Without genetic diversity, the chances of unhealthy offspring rises dramatically.

"We are witnessing in real time the extinction of this iconic and once plentiful species," said Jean-Christophe Vie, deputy director of the IUCN's Global Species Project.

Male Addax stand up to 115 centimetres tall and weigh as much as a full-grown man, while females are smaller. Their coats turn pure white in summer, perhaps to reflect the searing heat that pounds the Niger desert.
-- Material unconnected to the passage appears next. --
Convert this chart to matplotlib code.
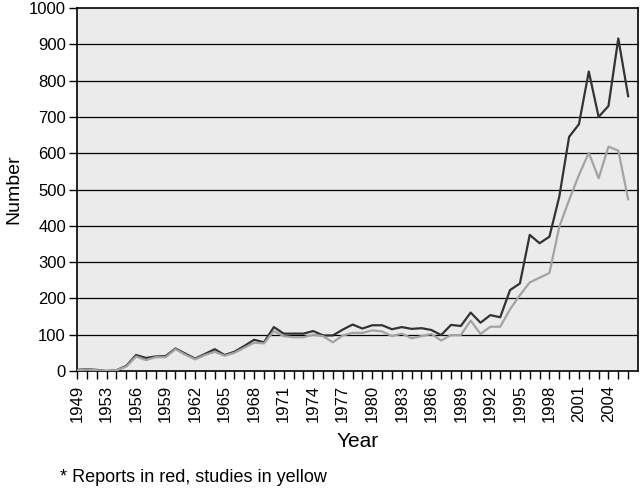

Surveys conducted as recently as 2010 concluded that there were still some 200 Addax in the wild.

However, a massive oil-extraction installation set up by the China National Petroleum Corporation has proven a double threat for the antelope.

Giant lorries and bulldozers have ripped up large swathes of the antelope's habitat, reducing the land on which it forages for sparse shrubs and herbs.

The IUCN added that military personnel assigned to protect the oil operation have also been poaching the animals in their last haven, the Termit and Tin-Toumma National Nature Preserve.

"Eight skulls were found during the survey, some of them near the army encampment," Badalotti said, conjecturing that the soldiers shot them for meat.

David Mallon, who heads the IUCN's Antelope Specialist Group, added that the Addax is "simply unable to cope with the current level of disturbance and illegal killing."

Any hope for the species now lies in coordinated captive breeding programmes in zoos around the world, especially in the United States, Japan and Australia, that harbour some 600 specimens.

In addition, another 200 roam inside a large nature park in Morocco, south of Agadir, while hundreds more are held in private collections.

However, with none in the wild, repopulating their natural habitats will be very difficult.

"These programmes are incredibly expensive as compared to reducing threats in the wild," Badalotti said. "It is always best to maintain a population in the wild that can be reinforced by captive-bred individuals."